Golfer's elbow, medically known as medial epicondylitis, is a very painful medical condition. It is quite similar to tennis elbow (lateral epicondylitis). The only difference is the very location of the pain. Namely, pain in people suffering from golfer's elbow affects the inside of the elbow while it is located outside in case of tennis elbow. Even though the name suggests that the condition predominantly affects golf players, it can also occur in other sport professionals like tennis players or even in individuals that do not participate in sports at all.
Groups of People Affected by Golfer's Elbow
Golfer's elbow develops as a consequence of damage to the muscles and tendons in charge with movement of the wrist and fingers. Such damage is closely associated with repetitive stress. It can also occur during forceful wrist and finger motions.
As for golfers, these players develop the condition if they grip or swing the club incorrectly. Similarly, racket sport players may develop golfer's elbow due to excessive topspin.

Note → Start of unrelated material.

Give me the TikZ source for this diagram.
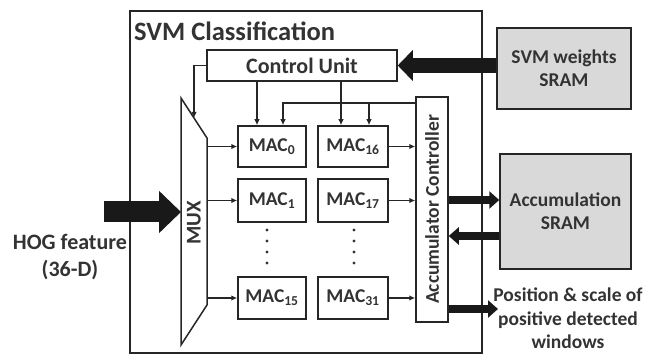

The injury also occurs if the racket is way too small, heavy or tightly strung.
The condition is additionally reported among baseball and softball players. In such case it results from improper pitching technique. Improper technique is also blamed for the condition affecting people engaged in weight lifting.

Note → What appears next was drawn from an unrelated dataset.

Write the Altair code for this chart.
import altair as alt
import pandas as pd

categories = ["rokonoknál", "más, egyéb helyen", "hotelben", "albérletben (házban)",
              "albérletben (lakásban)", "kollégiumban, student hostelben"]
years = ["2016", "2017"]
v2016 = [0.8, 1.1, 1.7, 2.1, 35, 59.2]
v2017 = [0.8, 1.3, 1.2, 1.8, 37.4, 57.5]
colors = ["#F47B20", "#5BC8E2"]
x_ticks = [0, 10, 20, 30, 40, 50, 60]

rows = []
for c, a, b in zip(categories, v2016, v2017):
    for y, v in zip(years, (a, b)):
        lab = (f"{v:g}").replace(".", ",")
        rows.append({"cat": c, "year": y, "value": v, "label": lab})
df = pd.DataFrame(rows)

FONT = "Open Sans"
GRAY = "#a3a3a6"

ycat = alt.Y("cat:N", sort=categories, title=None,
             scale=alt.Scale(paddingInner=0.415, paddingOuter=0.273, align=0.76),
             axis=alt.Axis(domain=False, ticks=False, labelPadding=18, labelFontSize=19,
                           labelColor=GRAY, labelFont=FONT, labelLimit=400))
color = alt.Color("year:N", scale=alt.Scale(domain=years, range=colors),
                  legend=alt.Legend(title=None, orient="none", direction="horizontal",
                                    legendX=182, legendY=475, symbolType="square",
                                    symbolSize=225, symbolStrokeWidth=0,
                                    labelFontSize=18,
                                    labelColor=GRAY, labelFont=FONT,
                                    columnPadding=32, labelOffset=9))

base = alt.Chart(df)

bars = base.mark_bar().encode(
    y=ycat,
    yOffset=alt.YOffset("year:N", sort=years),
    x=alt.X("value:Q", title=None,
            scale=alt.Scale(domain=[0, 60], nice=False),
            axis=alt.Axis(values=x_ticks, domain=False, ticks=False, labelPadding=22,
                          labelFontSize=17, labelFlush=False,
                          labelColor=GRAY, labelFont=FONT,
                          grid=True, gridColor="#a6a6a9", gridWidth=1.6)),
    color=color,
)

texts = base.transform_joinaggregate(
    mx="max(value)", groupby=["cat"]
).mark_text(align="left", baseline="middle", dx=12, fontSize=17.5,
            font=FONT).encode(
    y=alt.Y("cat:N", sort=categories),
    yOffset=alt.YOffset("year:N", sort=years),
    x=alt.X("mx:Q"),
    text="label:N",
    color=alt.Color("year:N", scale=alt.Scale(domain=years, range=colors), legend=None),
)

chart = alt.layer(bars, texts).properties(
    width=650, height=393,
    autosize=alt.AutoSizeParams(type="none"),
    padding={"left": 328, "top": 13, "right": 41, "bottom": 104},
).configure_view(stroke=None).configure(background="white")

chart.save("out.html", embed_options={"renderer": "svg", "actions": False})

Finally, painting, raking, chopping wood, typing and many other activities may be triggers and contributors to golfer's elbow.
Golfer's Elbow Treatment
In order to completely recover, patients are due to start with treatment as soon as possible. A well experienced doctor will diagnose the condition and suggest the most convenient treatment.
The pain subsides once the person puts the game as well as other repetitive activities on hold. With proper rest, damaged elbow will soon heal. Returning to the activities that have led to the injury in the first place only makes matter worse. Additional help is obtained from elastic bandages.
Furthermore, the affected area should be treated with ice. Such treatment consists of application of ice packs for 15-20 minutes several times per day.
Doctors may recommend specific stretching or strengthening exercises. For these one is due to consult a physical therapist.
Most patients feel pain relief after taking some over-the-counter medications. If pain relieving effect does not occur, one may need to undergo treatment with cortisone injections.
After all the symptoms withdraw, one may return to usual activities, but gradually.
Finally, even though surgery is not so frequently recommended treatment, some patients may eventually need to undergo this invasive treatment. The doctor decides whether the person needs to undergo surgery or his/her symptoms may be brought under control only with conservative treatments.